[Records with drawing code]
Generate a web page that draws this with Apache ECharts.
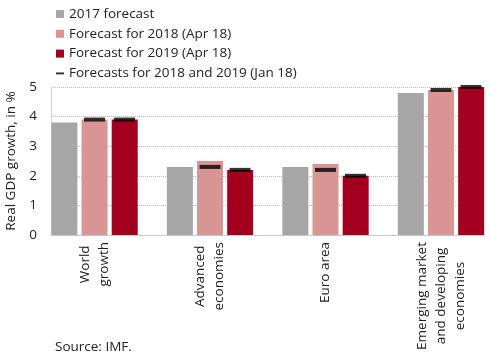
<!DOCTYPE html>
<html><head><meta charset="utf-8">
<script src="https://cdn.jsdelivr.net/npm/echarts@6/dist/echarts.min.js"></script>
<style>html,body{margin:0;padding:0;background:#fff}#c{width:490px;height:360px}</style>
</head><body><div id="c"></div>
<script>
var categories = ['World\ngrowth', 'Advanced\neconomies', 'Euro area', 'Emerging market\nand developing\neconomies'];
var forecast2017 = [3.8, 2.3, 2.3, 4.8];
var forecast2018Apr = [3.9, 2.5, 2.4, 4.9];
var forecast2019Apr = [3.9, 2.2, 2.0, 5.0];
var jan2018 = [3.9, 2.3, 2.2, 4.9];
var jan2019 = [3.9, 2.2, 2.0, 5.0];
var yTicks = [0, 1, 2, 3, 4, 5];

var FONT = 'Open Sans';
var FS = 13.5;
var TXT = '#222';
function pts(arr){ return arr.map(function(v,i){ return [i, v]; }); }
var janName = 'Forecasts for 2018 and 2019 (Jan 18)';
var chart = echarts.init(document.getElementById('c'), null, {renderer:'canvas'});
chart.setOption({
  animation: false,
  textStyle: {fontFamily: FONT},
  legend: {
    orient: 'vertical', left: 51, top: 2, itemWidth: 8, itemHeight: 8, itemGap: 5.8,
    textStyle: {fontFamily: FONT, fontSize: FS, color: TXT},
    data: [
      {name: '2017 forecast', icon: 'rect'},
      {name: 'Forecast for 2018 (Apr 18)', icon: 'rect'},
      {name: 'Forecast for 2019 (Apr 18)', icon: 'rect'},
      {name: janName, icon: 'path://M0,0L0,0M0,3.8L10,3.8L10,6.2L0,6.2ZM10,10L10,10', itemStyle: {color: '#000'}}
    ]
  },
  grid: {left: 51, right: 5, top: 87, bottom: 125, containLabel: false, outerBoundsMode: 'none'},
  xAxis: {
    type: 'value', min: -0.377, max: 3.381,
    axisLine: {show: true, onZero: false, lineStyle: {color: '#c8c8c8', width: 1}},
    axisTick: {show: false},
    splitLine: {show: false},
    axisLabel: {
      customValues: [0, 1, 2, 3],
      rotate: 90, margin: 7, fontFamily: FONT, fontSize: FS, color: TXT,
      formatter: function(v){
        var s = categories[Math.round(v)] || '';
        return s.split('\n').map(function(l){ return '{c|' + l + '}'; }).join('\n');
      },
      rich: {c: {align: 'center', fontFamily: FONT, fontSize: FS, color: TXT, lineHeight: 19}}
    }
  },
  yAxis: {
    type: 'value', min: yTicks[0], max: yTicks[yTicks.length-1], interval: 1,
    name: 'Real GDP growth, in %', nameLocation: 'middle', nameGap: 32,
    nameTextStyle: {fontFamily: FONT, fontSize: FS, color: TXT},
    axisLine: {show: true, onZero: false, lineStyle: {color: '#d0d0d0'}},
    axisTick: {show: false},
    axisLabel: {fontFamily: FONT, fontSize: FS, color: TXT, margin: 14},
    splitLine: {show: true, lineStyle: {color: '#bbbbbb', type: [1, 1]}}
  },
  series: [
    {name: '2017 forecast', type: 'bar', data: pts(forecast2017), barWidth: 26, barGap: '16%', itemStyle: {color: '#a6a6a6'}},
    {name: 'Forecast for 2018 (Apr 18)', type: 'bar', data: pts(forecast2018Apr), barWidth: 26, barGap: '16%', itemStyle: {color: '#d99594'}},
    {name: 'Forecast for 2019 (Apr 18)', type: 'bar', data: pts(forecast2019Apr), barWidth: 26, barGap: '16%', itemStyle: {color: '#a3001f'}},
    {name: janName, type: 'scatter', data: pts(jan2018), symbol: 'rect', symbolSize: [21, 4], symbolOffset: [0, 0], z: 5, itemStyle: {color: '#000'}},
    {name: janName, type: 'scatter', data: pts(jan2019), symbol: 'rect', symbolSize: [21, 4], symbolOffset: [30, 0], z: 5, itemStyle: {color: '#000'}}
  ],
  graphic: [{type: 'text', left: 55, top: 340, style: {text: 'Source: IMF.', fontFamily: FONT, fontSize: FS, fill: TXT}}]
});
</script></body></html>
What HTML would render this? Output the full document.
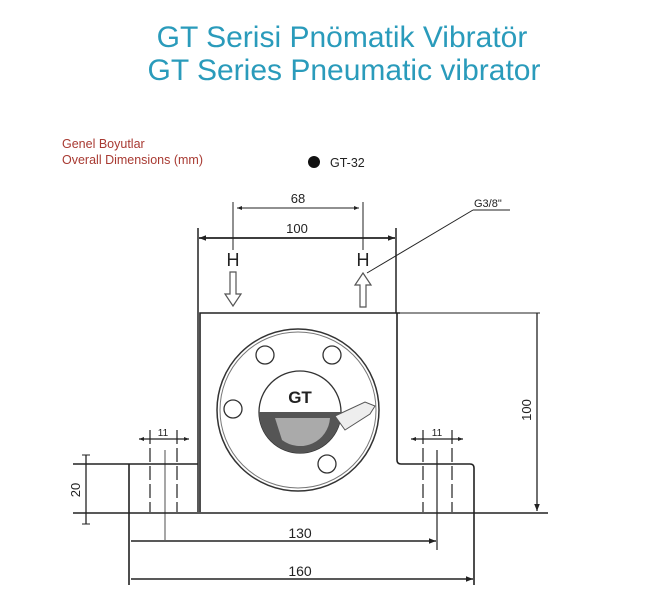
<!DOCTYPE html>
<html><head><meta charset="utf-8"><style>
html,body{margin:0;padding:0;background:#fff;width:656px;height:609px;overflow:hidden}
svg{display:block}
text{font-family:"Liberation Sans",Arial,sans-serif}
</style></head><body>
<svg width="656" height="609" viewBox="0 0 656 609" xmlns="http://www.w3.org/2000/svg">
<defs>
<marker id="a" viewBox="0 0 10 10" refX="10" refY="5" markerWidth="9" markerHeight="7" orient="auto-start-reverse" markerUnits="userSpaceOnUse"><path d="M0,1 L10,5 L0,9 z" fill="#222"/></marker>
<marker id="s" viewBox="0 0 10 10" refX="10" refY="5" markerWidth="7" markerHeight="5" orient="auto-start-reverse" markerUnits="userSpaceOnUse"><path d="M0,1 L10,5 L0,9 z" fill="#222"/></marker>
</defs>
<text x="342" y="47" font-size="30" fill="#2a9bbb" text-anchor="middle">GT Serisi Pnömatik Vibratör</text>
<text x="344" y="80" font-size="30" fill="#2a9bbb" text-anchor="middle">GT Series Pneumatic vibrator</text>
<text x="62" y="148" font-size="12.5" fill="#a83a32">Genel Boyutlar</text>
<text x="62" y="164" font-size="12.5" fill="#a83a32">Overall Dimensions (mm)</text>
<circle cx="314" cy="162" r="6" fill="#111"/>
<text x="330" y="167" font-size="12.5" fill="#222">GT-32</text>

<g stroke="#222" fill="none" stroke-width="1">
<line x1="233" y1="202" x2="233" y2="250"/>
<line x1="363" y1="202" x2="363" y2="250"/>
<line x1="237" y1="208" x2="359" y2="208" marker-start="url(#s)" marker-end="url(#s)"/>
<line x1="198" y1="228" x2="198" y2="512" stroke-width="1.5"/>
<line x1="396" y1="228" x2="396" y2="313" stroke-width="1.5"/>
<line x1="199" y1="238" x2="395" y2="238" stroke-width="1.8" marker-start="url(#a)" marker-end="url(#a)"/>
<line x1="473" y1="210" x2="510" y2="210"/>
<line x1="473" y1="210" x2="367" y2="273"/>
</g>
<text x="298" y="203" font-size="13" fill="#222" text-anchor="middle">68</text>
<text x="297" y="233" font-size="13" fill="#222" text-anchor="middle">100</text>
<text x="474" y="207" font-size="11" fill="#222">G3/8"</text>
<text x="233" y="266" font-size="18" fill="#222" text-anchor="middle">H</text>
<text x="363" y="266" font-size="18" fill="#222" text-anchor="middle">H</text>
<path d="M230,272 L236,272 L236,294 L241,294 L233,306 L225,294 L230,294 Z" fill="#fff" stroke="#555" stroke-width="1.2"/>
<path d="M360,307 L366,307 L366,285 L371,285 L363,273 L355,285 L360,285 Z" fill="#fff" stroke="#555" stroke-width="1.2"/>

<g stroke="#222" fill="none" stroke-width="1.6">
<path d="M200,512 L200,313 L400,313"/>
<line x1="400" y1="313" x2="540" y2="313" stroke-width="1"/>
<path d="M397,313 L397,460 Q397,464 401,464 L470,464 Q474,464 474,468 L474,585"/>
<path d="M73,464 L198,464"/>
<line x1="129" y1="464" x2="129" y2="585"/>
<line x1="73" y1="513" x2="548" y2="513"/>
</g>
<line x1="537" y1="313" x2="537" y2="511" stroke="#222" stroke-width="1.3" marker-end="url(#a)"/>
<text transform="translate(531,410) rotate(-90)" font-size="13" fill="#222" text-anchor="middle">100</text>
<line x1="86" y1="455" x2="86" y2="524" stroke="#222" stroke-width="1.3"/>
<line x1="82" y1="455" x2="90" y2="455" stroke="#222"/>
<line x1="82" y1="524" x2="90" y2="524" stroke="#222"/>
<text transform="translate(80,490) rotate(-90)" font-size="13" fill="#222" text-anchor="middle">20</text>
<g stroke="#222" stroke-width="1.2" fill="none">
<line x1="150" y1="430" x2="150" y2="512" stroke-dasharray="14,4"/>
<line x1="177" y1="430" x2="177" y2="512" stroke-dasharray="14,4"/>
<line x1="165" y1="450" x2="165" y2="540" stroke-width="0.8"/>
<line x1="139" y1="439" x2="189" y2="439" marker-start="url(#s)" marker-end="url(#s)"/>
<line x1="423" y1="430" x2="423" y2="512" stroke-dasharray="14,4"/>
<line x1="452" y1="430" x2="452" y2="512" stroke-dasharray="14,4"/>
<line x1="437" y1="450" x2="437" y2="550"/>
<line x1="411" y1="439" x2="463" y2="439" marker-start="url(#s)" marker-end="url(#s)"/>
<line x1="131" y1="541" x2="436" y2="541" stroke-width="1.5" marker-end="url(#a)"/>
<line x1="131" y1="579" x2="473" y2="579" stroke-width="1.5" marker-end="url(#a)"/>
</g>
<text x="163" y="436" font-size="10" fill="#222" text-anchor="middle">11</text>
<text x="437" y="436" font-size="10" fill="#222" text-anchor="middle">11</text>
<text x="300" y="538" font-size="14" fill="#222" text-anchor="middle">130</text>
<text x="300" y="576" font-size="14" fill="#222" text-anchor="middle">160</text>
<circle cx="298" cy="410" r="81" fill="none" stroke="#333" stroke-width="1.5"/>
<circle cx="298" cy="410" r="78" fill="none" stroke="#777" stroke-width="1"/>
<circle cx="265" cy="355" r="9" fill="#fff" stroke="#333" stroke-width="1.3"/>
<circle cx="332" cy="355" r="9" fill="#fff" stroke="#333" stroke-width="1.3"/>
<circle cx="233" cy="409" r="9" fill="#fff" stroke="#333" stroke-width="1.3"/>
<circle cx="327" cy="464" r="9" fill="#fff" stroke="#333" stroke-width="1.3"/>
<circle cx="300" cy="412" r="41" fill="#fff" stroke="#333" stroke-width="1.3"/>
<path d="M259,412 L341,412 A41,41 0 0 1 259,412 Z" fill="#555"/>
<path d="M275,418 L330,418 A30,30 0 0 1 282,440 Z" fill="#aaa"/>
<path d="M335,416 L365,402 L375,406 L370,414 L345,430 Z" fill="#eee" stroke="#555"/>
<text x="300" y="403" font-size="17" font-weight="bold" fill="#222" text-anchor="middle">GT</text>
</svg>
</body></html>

• _Task objective_: Look for the word "this" and return every line where it occurs.

• _Problem solution_:
Generate a web page that draws this with Apache ECharts.
What HTML would render this? Output the full document.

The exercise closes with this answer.